Julémont is locally said to have been named after a camp set up there by Julius Caesar. More probably, the village was named Gislerimons ("Gisler's mount") after a colonist called Gisler.
Julémont is the birth village of Jean Bolland (1596-1665). Bolland studied in the famous Jesuite colleges of Maastricht and Antwerp and nlater in the University of Leuven, where he was appointed Professor. In the meantime, Father Heribert Rosweyde, from Antwerp, started to collect notes on the life of the saints. Rosweyde died in 1629 after 22 years of collection and was succeeded by Bolland. In 1643, Bolland, helped by several collaborators and foreign correspondents, published two volumes (2,500 pages) on the saints celebrated in January. The three February volumes were published in 1658; Bolland was so estimated that Pope Alexander VII wished to meet him. Unfortunately, he died from apoplexy in August 1665. His work has been continued by his disciples and is still maintained by the Société des Bollandistes.

Xhendelesse was known in the past for the relic of St. Alexander's skull kept in the St. Alexander's chapel in Soiron. The reliquary was offerred to the chapel by monk Jean-Nicolas Closset; after his death, the reliquary was purchased by the Belgian state ans shown in the Cinquentenaire Museum in Brussels. The place called Maison Brûlée (Burned House) recalls a war event of the Brabantian Revolution of 1789; during a fighting between the Belgian patriots and the Austrians, Lieutenant-Colonel de Restaing was killed by a shooter hidden in a house located near the street. The house was immediatly burned down, killing 12. In 1787, the Cloris bridge was built on the brook making the border of the Principality of Liège and the Duchy of Limburg; the bridge was decorated by the Belle Pierre (Nice Stone) featuring the shields of arms of the two states.
Xhendelesse and Sorin had once some 700-800 nail makers, locally called clawtis (in French, cloutiers, from clou, "a nail"). The six workshops of Xhendelesse produced shoe nails; this was a winter job for men and a all year job for women.

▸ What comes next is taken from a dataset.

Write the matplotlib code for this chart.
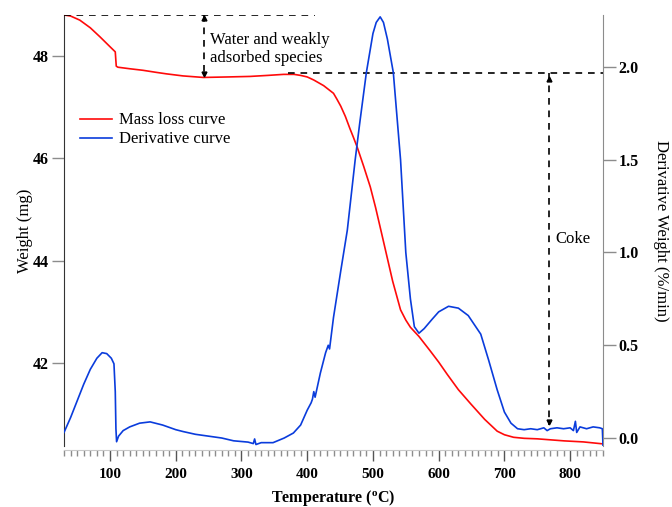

Ivan Sache, 11 February 2006

Flag of Herve

The flag of Herve, adopted on 12 May 1980 by the Municipal Council, is vertically divided blue-yellow.
The colours of the flag are taken from the municipal arms. Blue is placed along the hoist, as the colour of the field of the arms, while yellow is placed at fly, as the colour of the charge of the arms.
[Armoiries communales en Belgique. Communes wallonnes, bruxelloises et germanophones [w2v03]]

In an act dated 1270, the Mayor and the Municipal Councillors complained they had no seal for their charters. On 29 August 1276, however, the Councillors of "the Free Town of Herve" wrote they had sealed the charter with the municipal seal, which unfortunately has not been kept.
A document dated 4 April 1414, acknowledging the reception of 300 pounds of metal to be used to make a new bell, was sealed with the oldest known municipal seal. Although damaged, the seal clearly bears the lion of the Dukes of Limburg, with a forked tail, armed and crowned.

In the 16th century, the town of Herve used a new seal, whose adoption date is unknown, composed of a shield charged with a perron surmounted by a cross and flanked by letters "H" and "E". Behind the shield, St. John the Baptist, haloed and holding a lamb in sinister, shows up under an arcature. The caption is scel [modern word is sceau] pour la franchise de Herve, therefore a seal for the franchise of Herve. This seal was used on a charter of the St. Denis Chapter on 2 May 1585, and on a document of the jail of Mons on 25 April 1770.
At the end of the 18th century, the municipal seal was modified. The patron saint was kept, but the perron, from the arms of Liège, was suppressed and the lion of Limburg was reused.
During the French Revolution, the seal featured the emblems of the Republic, and, later, those of the Empire (the Imperial eagle), with the caption: Mairie de Herve, Municipal administration of Herve.

On 7 May 1818, the Municipal Council of Herve asked William I, King of the Netherlands, the permission to readopt the former arms with the caption La régence de la ville de Herve, the Regency of the Town of Herve. These arms were granted by Royal Decree on 30 March 1819.
On 14 February 1842, King Léopold I allowed by Royal Decree the town of Herve "to keep using and bearing the arms used until now, as represented and painted here, which are: 'Azure, a Saint John the Baptist or, standing on a base of the same, charged with the arms of the province of Limburg, which are: Argent, a lion gules, the tail forked in saltire, armed and crowned or, langued Azure, the shield surmounted by a crown or with five florets".